As we prepare to sing the final hymn, “We Are Not Our Own,” I would like to share with you the description by Esquire’s Tom Junod of Rogers accepting a Lifetime Achievement Award at the 1997 Daytime Emmys.  This is what he wrote:

“Mister Rogers went onstage to accept the award—and there, in front of all the soap opera stars and talk show sinceratrons, in front of all the jutting man-tanned jaws and jutting saltwater bosoms, he made his small bow and said into the microphone, “All of us have special ones who have loved us into being. Would you just take, along with me, ten seconds to think of the people who have helped you become who you are. Ten seconds of silence.” And then he lifted his wrist, looked at the audience, looked at his watch, and said, “I’ll watch the time.” There was, at first, a small whoop from the crowd, a giddy, strangled hiccup of laughter, as people realized that he wasn’t kidding, that Mister Rogers was not some convenient eunuch, but rather a man, an authority figure who actually expected them to do what he asked. And so they did. One second, two seconds, three seconds—and now the jaws clenched, and the bosoms heaved, and the mascara ran, and the tears fell upon the beglittered gathering like rain leaking down a crystal chandelier. And Mister Rogers finally looked up from his watch and said softly, “May God be with you” to all his vanquished children.

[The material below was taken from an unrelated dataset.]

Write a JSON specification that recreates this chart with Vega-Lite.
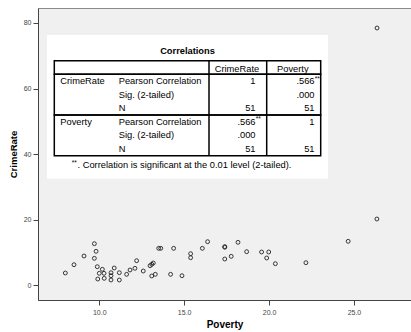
{
  "$schema": "https://vega.github.io/schema/vega-lite/v6.json",
  "width": 373,
  "height": 292,
  "autosize": "none",
  "padding": {"left": 38, "top": 8, "right": 0, "bottom": 32},
  "background": "#ffffff",
  "config": {
    "font": "Liberation Sans",
    "view": {"fill": "#f0f0f0", "stroke": "#8a8a8a", "strokeWidth": 1}
  },
  "datasets": {
    "points": [
      {"Poverty": 8.0, "CrimeRate": 3.75},
      {"Poverty": 8.51, "CrimeRate": 6.28},
      {"Poverty": 9.1, "CrimeRate": 8.94},
      {"Poverty": 9.71, "CrimeRate": 12.69},
      {"Poverty": 9.81, "CrimeRate": 10.37},
      {"Poverty": 9.71, "CrimeRate": 8.23},
      {"Poverty": 9.88, "CrimeRate": 5.67},
      {"Poverty": 10.18, "CrimeRate": 4.88},
      {"Poverty": 10.0, "CrimeRate": 3.66},
      {"Poverty": 9.91, "CrimeRate": 1.92},
      {"Poverty": 10.28, "CrimeRate": 3.66},
      {"Poverty": 10.29, "CrimeRate": 2.13},
      {"Poverty": 10.69, "CrimeRate": 3.84},
      {"Poverty": 10.69, "CrimeRate": 2.93},
      {"Poverty": 10.69, "CrimeRate": 1.62},
      {"Poverty": 10.88, "CrimeRate": 5.28},
      {"Poverty": 11.18, "CrimeRate": 3.84},
      {"Poverty": 11.18, "CrimeRate": 1.62},
      {"Poverty": 11.61, "CrimeRate": 3.35},
      {"Poverty": 11.81, "CrimeRate": 4.67},
      {"Poverty": 12.1, "CrimeRate": 5.18},
      {"Poverty": 12.2, "CrimeRate": 7.5},
      {"Poverty": 12.59, "CrimeRate": 4.36},
      {"Poverty": 12.99, "CrimeRate": 5.98},
      {"Poverty": 13.09, "CrimeRate": 6.4},
      {"Poverty": 13.18, "CrimeRate": 6.8},
      {"Poverty": 13.09, "CrimeRate": 2.84},
      {"Poverty": 13.3, "CrimeRate": 3.35},
      {"Poverty": 13.5, "CrimeRate": 11.28},
      {"Poverty": 13.62, "CrimeRate": 11.28},
      {"Poverty": 14.38, "CrimeRate": 11.28},
      {"Poverty": 14.2, "CrimeRate": 3.35},
      {"Poverty": 14.87, "CrimeRate": 2.93},
      {"Poverty": 15.38, "CrimeRate": 9.64},
      {"Poverty": 15.38, "CrimeRate": 8.42},
      {"Poverty": 16.07, "CrimeRate": 11.28},
      {"Poverty": 16.38, "CrimeRate": 13.3},
      {"Poverty": 17.39, "CrimeRate": 11.6},
      {"Poverty": 17.39, "CrimeRate": 11.8},
      {"Poverty": 17.39, "CrimeRate": 8.02},
      {"Poverty": 17.77, "CrimeRate": 8.84},
      {"Poverty": 18.17, "CrimeRate": 13.11},
      {"Poverty": 18.68, "CrimeRate": 10.25},
      {"Poverty": 19.56, "CrimeRate": 10.16},
      {"Poverty": 19.98, "CrimeRate": 10.16},
      {"Poverty": 19.86, "CrimeRate": 8.33},
      {"Poverty": 20.37, "CrimeRate": 6.59},
      {"Poverty": 22.17, "CrimeRate": 6.89},
      {"Poverty": 24.66, "CrimeRate": 13.42},
      {"Poverty": 26.35, "CrimeRate": 20.22},
      {"Poverty": 26.36, "CrimeRate": 78.47}
    ],
    "table": [{"table": "Correlations"}],
    "blocks": [
      {"table": "Correlations", "block": "header", "r0": 0, "r1": 1},
      {"table": "Correlations", "block": "CrimeRate", "r0": 1, "r1": 4},
      {"table": "Correlations", "block": "Poverty", "r0": 4, "r1": 7}
    ],
    "edges": [
      {"edge": "stat|CrimeRate", "r0": 0, "r1": 7},
      {"edge": "CrimeRate|Poverty", "r0": 0, "r1": 7}
    ],
    "headers": [
      {"row": 0, "col": "CrimeRate", "text": "CrimeRate"},
      {"row": 0, "col": "Poverty", "text": "Poverty"}
    ],
    "labels": [
      {"row": 1, "col": "var", "text": "CrimeRate"},
      {"row": 1, "col": "stat", "text": "Pearson Correlation"},
      {"row": 2, "col": "stat", "text": "Sig. (2-tailed)"},
      {"row": 3, "col": "stat", "text": "N"},
      {"row": 4, "col": "var", "text": "Poverty"},
      {"row": 4, "col": "stat", "text": "Pearson Correlation"},
      {"row": 5, "col": "stat", "text": "Sig. (2-tailed)"},
      {"row": 6, "col": "stat", "text": "N"}
    ],
    "values": [
      {"row": 1, "col": "CrimeRate", "text": "1", "sig": ""},
      {"row": 1, "col": "Poverty", "text": ".566", "sig": "**"},
      {"row": 2, "col": "Poverty", "text": ".000", "sig": ""},
      {"row": 3, "col": "CrimeRate", "text": "51", "sig": ""},
      {"row": 3, "col": "Poverty", "text": "51", "sig": ""},
      {"row": 4, "col": "CrimeRate", "text": ".566", "sig": "**"},
      {"row": 4, "col": "Poverty", "text": "1", "sig": ""},
      {"row": 5, "col": "CrimeRate", "text": ".000", "sig": ""},
      {"row": 6, "col": "CrimeRate", "text": "51", "sig": ""},
      {"row": 6, "col": "Poverty", "text": "51", "sig": ""}
    ],
    "note": [{"marker": "**", "text": ". Correlation is significant at the 0.01 level (2-tailed)."}]
  },
  "resolve": {"scale": {"x": "independent", "y": "independent"}},
  "layer": [
    {
      "data": {"name": "points"},
      "mark": {"type": "point", "filled": false, "stroke": "#222222", "strokeWidth": 0.9, "size": 15, "opacity": 1},
      "encoding": {
        "x": {
          "field": "Poverty", "type": "quantitative",
          "scale": {"domain": [6.39, 28.36], "nice": false, "zero": false},
          "axis": {"values": [10, 15, 20, 25], "format": ".1f", "grid": false, "tickSize": 5,
            "labelFontSize": 7, "labelColor": "#444444", "domainColor": "#444444", "tickColor": "#444444",
            "title": "Poverty", "titleFontSize": 10, "titleFontWeight": "bold", "titleColor": "#000000",
            "labelPadding": 3, "titlePadding": 4}
        },
        "y": {
          "field": "CrimeRate", "type": "quantitative",
          "scale": {"domain": [-4.48, 84.57], "nice": false, "zero": false},
          "axis": {"values": [0, 20, 40, 60, 80], "format": "d", "grid": false, "tickSize": 5,
            "labelFontSize": 7, "labelColor": "#444444", "domainColor": "#444444", "tickColor": "#444444",
            "title": "CrimeRate", "titleFontSize": 9.5, "titleFontWeight": "bold", "titleColor": "#000000",
            "labelPadding": 2, "titlePadding": 5}
        }
      }
    },
    {
      "data": {"name": "table"},
      "mark": {"type": "rect", "fill": "#ffffff", "strokeWidth": 0},
      "encoding": {
        "x": {"field": "table", "type": "nominal", "axis": null,
          "scale": {"type": "band", "range": [9, 290], "paddingInner": 0, "paddingOuter": 0}},
        "y": {"field": "table", "type": "nominal", "axis": null,
          "scale": {"type": "band", "range": [27, 170.7], "paddingInner": 0, "paddingOuter": 0}}
      }
    },
    {
      "data": {"name": "table"},
      "mark": {"type": "text", "fontSize": 9.3, "fontWeight": "bold", "color": "#000000", "align": "center", "baseline": "middle"},
      "encoding": {
        "x": {"field": "table", "type": "nominal", "axis": null,
          "scale": {"type": "band", "range": [9, 290], "paddingInner": 0, "paddingOuter": 0}},
        "y": {"field": "table", "type": "nominal", "axis": null,
          "scale": {"type": "band", "range": [36, 50], "paddingInner": 0, "paddingOuter": 0}},
        "text": {"field": "table"}
      }
    },
    {
      "data": {"name": "blocks"},
      "mark": {"type": "rect", "filled": false, "stroke": "#000000", "strokeWidth": 1.5},
      "encoding": {
        "x": {"field": "table", "type": "nominal", "axis": null,
          "scale": {"type": "band", "range": [16.3, 282.7], "paddingInner": 0, "paddingOuter": 0}},
        "y": {"field": "r0", "type": "quantitative", "axis": null,
          "scale": {"domain": [0, 7], "range": [52.7, 147.7], "nice": false, "zero": false}},
        "y2": {"field": "r1"}
      }
    },
    {
      "data": {"name": "edges"},
      "mark": {"type": "rule", "stroke": "#000000", "strokeWidth": 1.5},
      "encoding": {
        "x": {"field": "edge", "type": "nominal", "axis": null,
          "scale": {"type": "point", "domain": ["stat|CrimeRate", "CrimeRate|Poverty"], "range": [171, 228.7], "padding": 0}},
        "y": {"field": "r0", "type": "quantitative", "axis": null,
          "scale": {"domain": [0, 7], "range": [52.7, 147.7], "nice": false, "zero": false}},
        "y2": {"field": "r1"}
      }
    },
    {
      "data": {"name": "headers"},
      "mark": {"type": "text", "fontSize": 9.3, "color": "#000000", "align": "center", "baseline": "middle", "dy": 2},
      "encoding": {
        "x": {"field": "col", "type": "nominal", "axis": null,
          "scale": {"type": "band", "domain": ["CrimeRate", "Poverty"], "range": [171, 282.7], "paddingInner": 0, "paddingOuter": 0}},
        "y": {"field": "row", "type": "ordinal", "axis": null,
          "scale": {"type": "band", "domain": [0, 1, 2, 3, 4, 5, 6], "range": [52.7, 147.7], "paddingInner": 0, "paddingOuter": 0}},
        "text": {"field": "text"}
      }
    },
    {
      "data": {"name": "labels"},
      "mark": {"type": "text", "fontSize": 9.3, "color": "#000000", "align": "left", "baseline": "middle"},
      "encoding": {
        "x": {"field": "col", "type": "nominal", "axis": null,
          "scale": {"type": "point", "domain": ["var", "stat"], "range": [22.3, 80.7], "padding": 0}},
        "y": {"field": "row", "type": "ordinal", "axis": null,
          "scale": {"type": "band", "domain": [0, 1, 2, 3, 4, 5, 6], "range": [52.7, 147.7], "paddingInner": 0, "paddingOuter": 0}},
        "text": {"field": "text"}
      }
    },
    {
      "data": {"name": "values"},
      "mark": {"type": "text", "fontSize": 9.3, "color": "#000000", "align": "right", "baseline": "middle"},
      "encoding": {
        "x": {"field": "col", "type": "nominal", "axis": null,
          "scale": {"type": "point", "domain": ["CrimeRate", "Poverty"], "range": [217.5, 276.5], "padding": 0}},
        "y": {"field": "row", "type": "ordinal", "axis": null,
          "scale": {"type": "band", "domain": [0, 1, 2, 3, 4, 5, 6], "range": [52.7, 147.7], "paddingInner": 0, "paddingOuter": 0}},
        "text": {"field": "text"}
      }
    },
    {
      "data": {"name": "values"},
      "transform": [{"filter": "datum.sig != ''"}],
      "mark": {"type": "text", "fontSize": 6.5, "color": "#000000", "align": "left", "baseline": "middle", "dx": 0.3, "dy": -2.5},
      "encoding": {
        "x": {"field": "col", "type": "nominal", "axis": null,
          "scale": {"type": "point", "domain": ["CrimeRate", "Poverty"], "range": [217.5, 276.5], "padding": 0}},
        "y": {"field": "row", "type": "ordinal", "axis": null,
          "scale": {"type": "band", "domain": [0, 1, 2, 3, 4, 5, 6], "range": [52.7, 147.7], "paddingInner": 0, "paddingOuter": 0}},
        "text": {"field": "sig"}
      }
    },
    {
      "data": {"name": "note"},
      "mark": {"type": "text", "fontSize": 6.5, "color": "#000000", "align": "left", "baseline": "middle", "dy": -2.5},
      "encoding": {
        "x": {"field": "marker", "type": "nominal", "axis": null, "bandPosition": 0,
          "scale": {"type": "band", "range": [33.7, 40], "paddingInner": 0, "paddingOuter": 0}},
        "y": {"field": "marker", "type": "nominal", "axis": null,
          "scale": {"type": "band", "range": [150, 164], "paddingInner": 0, "paddingOuter": 0}},
        "text": {"field": "marker"}
      }
    },
    {
      "data": {"name": "note"},
      "mark": {"type": "text", "fontSize": 9.3, "color": "#000000", "align": "left", "baseline": "middle"},
      "encoding": {
        "x": {"field": "text", "type": "nominal", "axis": null, "bandPosition": 0,
          "scale": {"type": "band", "range": [39.5, 290], "paddingInner": 0, "paddingOuter": 0}},
        "y": {"field": "text", "type": "nominal", "axis": null,
          "scale": {"type": "band", "range": [150, 164], "paddingInner": 0, "paddingOuter": 0}},
        "text": {"field": "text"}
      }
    }
  ]
}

In his interview with Charlie Rose, Mr. Rogers said,  “I want to learn how to be the best receiver that I can ever be.  Because I think graceful receiving is one of the most wonderful gifts we can give anybody.” 

Through all our doubts, our struggles with who we are and what is going on in our lives, our nation, our world, in the face of hardship and death, we can be a neighbor to each other, speak honestly, speak and listen kindly to each other, and walk softly in the sneakers of Mr. Rogers.